Il favoloso mondo di Amélie: l’analisi del film

Ad Amélie piace…” essere al cinema, voltarsi e osservare le facce degli altri spettatori. Sicuramente se Amélie Poulain si fosse voltata nella sala dove veniva proiettato Il favoloso mondo di Amélie avrebbe notato facce rapite e sbalordite di fronte a delle immagini avvolte in un’atmosfera così ovattata da sembrare quasi ambientate in un universo fiabesco.

Il favoloso mondo di Amélie è un film diretto dal regista Jean-Pierre Jeunet, uscito nelle sale cinema nel 2001, vincitore dell’Oscar per la colonna sonora. Infatti Yann Tiersen è un mago nel trasportarci nei più petits endroits della ville lumière, e sulla sua melodia, tra una passeggiata lungo il canal Saint-Martin e un giro al Carrousel di Montmartre, Jeunet ci fa vagare per le strade di Parigi immersa in caldi colori pastello.

Il favoloso mondo di Amélie: la storia di Amélie Poulain

Amélie

Amélie Poulain (Audrei Tatou) è una ragazza un po’ particolare, cresciuta in una famiglia in cui le dimostrazioni d’affetto venivano misurate con il contagocce, le viene fin da piccola diagnosticata una malattia cardiaca che le impedisce di andare a scuola e socializzare con gli altri bambini. In realtà l’aumento del battito era provocato dall’insolita vicinanza del padre, che si occupava appunto del controllo medico mensile, a causa della quale la bambina, poco abituata a tale emozione, non poteva certo evitare al suo cuoricino di battere più velocemente.

All’infanzia già segnata dall’inesistente contatto con il mondo esterno, si aggiunge l’improvvisa morte della madre che costringe Amélie a crescere in una sorta di bolla di sapone, in una casa in campagna in compagnia di un padre per il quale il giardinaggio era di sicuro un argomento sul quale era più preparato di come crescere un bambino.

Finalmente raggiunti i suoi 23 anni, Amélie abbandona il nido per recarsi nella grande Parigi dove viene assunta come cameriera in un café di Montmartre, “Café des 2 Moulins”. In realtà più che un trasferimento nella grande capitale francese, sembra quasi di trovarsi nuovamente in provincia o in un piccolo paesino dove i clienti sono dei veri e propri habitus, il fruttivendolo conosce le abitudini alimentari dei suoi clienti e la giornalaia è al corrente di tutti i gossip del quartiere. Di certo molto diversa dalla caotica Parigi dipinta nei romanzi di Zola.

Amélie

In ogni caso la protagonista, dopo aver restituito il piccolo scrigno di ricordi appartenuti all’ex inquilino del suo appartamento, decide di dedicarsi alla felicità altrui e di mettere un po’ di giustizia nel quartiere, prima tormentando il fruttivendolo, reo di aver maltrattato il suo aiutante, per poi occuparsi della portinaia dal cuore spezzato e della tabaccaia con la sindrome del malato immaginario.

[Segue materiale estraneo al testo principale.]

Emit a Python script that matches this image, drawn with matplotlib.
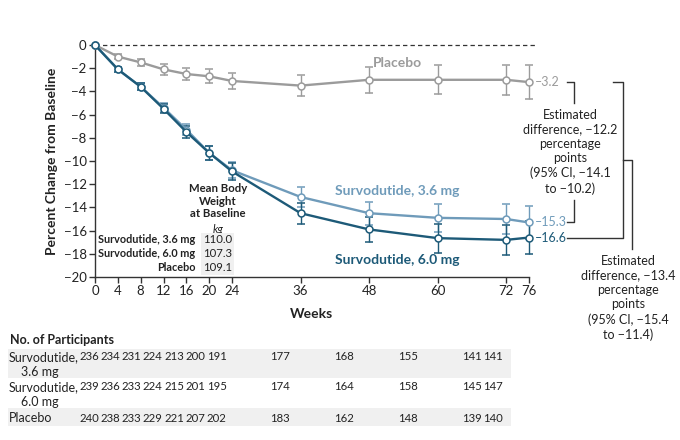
import matplotlib
matplotlib.use('Agg')
import matplotlib.pyplot as plt
from matplotlib.patches import Rectangle

plt.rcParams['font.family'] = ['Lato', 'DejaVu Sans']

weeks = [0, 4, 8, 12, 16, 20, 24, 36, 48, 60, 72, 76]

placebo = [0, -1.0, -1.5, -2.1, -2.5, -2.7, -3.1, -3.5, -3.0, -3.0, -3.0, -3.2]
placebo_err = [0, 0.2, 0.3, 0.45, 0.5, 0.6, 0.7, 0.9, 1.1, 1.25, 1.3, 1.45]

surv36 = [0, -2.1, -3.6, -5.4, -7.3, -9.3, -10.8, -13.1, -14.5, -14.9, -15.0, -15.3]
surv36_err = [0, 0.2, 0.3, 0.4, 0.5, 0.6, 0.7, 0.9, 1.0, 1.2, 1.3, 1.4]

surv60 = [0, -2.1, -3.6, -5.5, -7.5, -9.3, -10.9, -14.5, -15.9, -16.65, -16.8, -16.6]
surv60_err = [0, 0.2, 0.3, 0.4, 0.5, 0.6, 0.7, 0.9, 1.1, 1.25, 1.3, 1.4]

baseline_labels = ['Survodutide, 3.6 mg', 'Survodutide, 6.0 mg', 'Placebo']
baseline_kg = ['110.0', '107.3', '109.1']

n_surv36 = [236, 234, 231, 224, 213, 200, 191, 177, 168, 155, 141, 141]
n_surv60 = [239, 236, 233, 224, 215, 201, 195, 174, 164, 158, 145, 147]
n_placebo = [240, 238, 233, 229, 221, 207, 202, 183, 162, 148, 139, 140]

c_plc = '#9b9b9b'
c_36 = '#6f9bba'
c_60 = '#1d5a78'
c_txt = '#222222'

W, H = 680, 440
fig = plt.figure(figsize=(6.8, 4.4), dpi=100)

# main axes: pixel box 95..529 x 45..277
ax = fig.add_axes([95 / W, 1 - 277 / H, 434 / W, 232 / H])
ax.set_xlim(0, 76)
ax.set_ylim(-20, 0)

ax.plot([0, 77], [0, 0], color='#333333', lw=0.9, ls=(0, (3.5, 2.5)), clip_on=False, zorder=1)

for vals, errs, col in [(placebo, placebo_err, c_plc), (surv36, surv36_err, c_36), (surv60, surv60_err, c_60)]:
    ax.errorbar(weeks, vals, yerr=errs, color=col, lw=1.7, elinewidth=1.0, capsize=3, capthick=1.0,
                marker='o', ms=5, mfc='white', mec=col, mew=1.1, clip_on=False, zorder=3)

ax.spines['top'].set_visible(False)
ax.spines['right'].set_visible(False)
for s in ['left', 'bottom']:
    ax.spines[s].set_color('#333333')
    ax.spines[s].set_linewidth(1.0)
ax.set_xticks(weeks)
ax.set_yticks(range(-20, 1, 2))
ax.set_yticklabels([str(v).replace('-', '\u2212') for v in range(-20, 1, 2)])
ax.tick_params(axis='both', labelsize=9.5, length=4, width=1.0, color='#333333', labelcolor=c_txt, pad=2)
ax.set_ylabel('Percent Change from Baseline', fontsize=10, fontweight='bold', color=c_txt, labelpad=4)
ax.set_xlabel('Weeks', fontsize=10, fontweight='bold', color=c_txt, labelpad=8)

# series labels
ax.text(53, -1.55, 'Placebo', color=c_plc, fontsize=10, fontweight='bold', ha='center', va='center')
ax.text(53, -12.6, 'Survodutide, 3.6 mg', color=c_36, fontsize=10, fontweight='bold', ha='center', va='center')
ax.text(53, -18.5, 'Survodutide, 6.0 mg', color=c_60, fontsize=10, fontweight='bold', ha='center', va='center')

# end values
for vals, col in [(placebo, c_plc), (surv36, c_36), (surv60, c_60)]:
    ax.text(77.0, vals[-1], f'{vals[-1]:.1f}'.replace('-', '\u2013'), color=col, fontsize=9,
            ha='left', va='center', clip_on=False)

# brackets
lk = dict(color='#333333', lw=1.0, clip_on=False)
xe = 82.6
ax.plot([xe, 83.9, 83.9], [placebo[-1], placebo[-1], -5.0], **lk)
ax.plot([83.9, 83.9, xe], [-13.4, surv36[-1], surv36[-1]], **lk)
ax.plot([90.7, 92.5, 92.5, xe], [placebo[-1], placebo[-1], surv60[-1], surv60[-1]], **lk)
mid = (placebo[-1] + surv60[-1]) / 2
ax.plot([92.5, 94.0, 94.0], [mid, mid, -17.6], **lk)

ax.text(83.2, -5.5, 'Estimated\ndifference, \u221212.2\npercentage\npoints\n(95% CI, \u221214.1\nto \u221210.2)',
        ha='center', va='top', fontsize=9, color=c_txt, linespacing=1.25, clip_on=False)
ax.text(93.4, -18.1, 'Estimated\ndifference, \u221213.4\npercentage\npoints\n(95% CI, \u221215.4\nto \u221211.4)',
        ha='center', va='top', fontsize=9, color=c_txt, linespacing=1.25, clip_on=False)

# baseline weight box
ax.text(21.5, -13.45, 'Mean Body\nWeight\nat Baseline', ha='center', va='center', fontsize=8.2,
        fontweight='bold', color=c_txt, linespacing=1.2)
ax.text(21.5, -15.9, 'kg', ha='center', va='center', fontsize=8.2, style='italic', color=c_txt)
for i, (lab, kg) in enumerate(zip(baseline_labels, baseline_kg)):
    yy = -16.8 - 1.2 * i
    ax.text(17.6, yy, lab, ha='right', va='center', fontsize=7.8, fontweight='bold', color=c_txt)
    ax.text(18.9, yy, kg, ha='left', va='center', fontsize=8.2, color=c_txt,
            bbox=dict(boxstyle='square,pad=0.15', fc='#f0f0f0', ec='none'))

# participants table
ov = fig.add_axes([0, 0, 1, 1])
ov.set_xlim(0, W)
ov.set_ylim(H, 0)
ov.axis('off')
ov.add_patch(Rectangle((8, 349), 503, 29, fc='#f0f0f0', ec='none'))
ov.add_patch(Rectangle((8, 408), 503, 18, fc='#f0f0f0', ec='none'))
ov.text(10, 340, 'No. of Participants', fontsize=9, fontweight='bold', color=c_txt, va='center')
ov.text(9, 357, 'Survodutide,', fontsize=9, color=c_txt, va='center')
ov.text(21, 372, '3.6 mg', fontsize=9, color=c_txt, va='center')
ov.text(9, 387, 'Survodutide,', fontsize=9, color=c_txt, va='center')
ov.text(21, 402, '6.0 mg', fontsize=9, color=c_txt, va='center')
ov.text(9, 418, 'Placebo', fontsize=9, color=c_txt, va='center')

tb = fig.add_axes([89 / W, 0, 404 / W, 1])
tb.set_xlim(0, 76)
tb.set_ylim(H, 0)
tb.axis('off')
for counts, yy in [(n_surv36, 357), (n_surv60, 387), (n_placebo, 418)]:
    for w, n in zip(weeks, counts):
        tb.text(w, yy, str(n), fontsize=8.2, color=c_txt, ha='center', va='center')

fig.savefig('out.png', dpi=100)
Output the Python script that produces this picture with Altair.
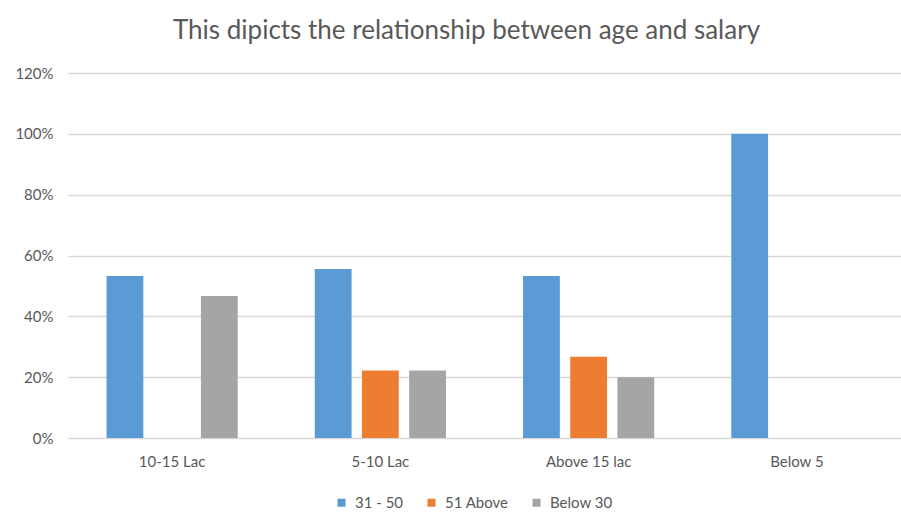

Ma in realtà sono due gli incontri che cambieranno la vita di Amélie: il primo è con il vicino di casa, chiamato “ il vecchio di vetro” a causa della sua malattia congenita alle ossa, un anziano pittore che da più di vent’anni non esce di casa, eliminando così ogni riscontro con il mondo moderno. Il secondo è Nino (Mathieu Kassovitz) un giovane impiegato di un sexy shop la cui passione è quella di creare album con le foto, strappate o buttate, raccolte vicino alle macchine delle foto tessera nelle stazioni metropolitane.

Amélie

Uno spinge verso il mondo esterno e l’altro tira, due forze opposte che si completano nel lavoro di trascinare finalmente Amélie nel mondo reale. Amélie infatti dopo aver ritrovato l’album di Nino, decide di iniziare una caccia al tesoro prima per restituirglielo poi per potersi incontrare. In poco tempo e in maniera alquanto bizzarra i due, non essendosi mai propriamente incontrati, si ritrovano innamorati l’una dell’altro. Un sentimento nuovo, mai provato dalla protagonista che le sconvolge completamente la vita fino a farle rendere conto di come è necessario che le sue fantasticherie debbano essere accompagnate da un vero e proprio riscontro con il mondo vero e concreto.

Una commedia molto piacevole che, con delle scene così tenere e innocenti che sembrano provenire dalla mente di un bambino, porta lo spettatore a sorridere e a commuoversi allo stesso tempo. E, proprio come una favola di La Fontaine, anche qui il regista ci offre la sua morale, vivere a pieno la vita. Amélie Poulain è proprio questo, un inno alla vita.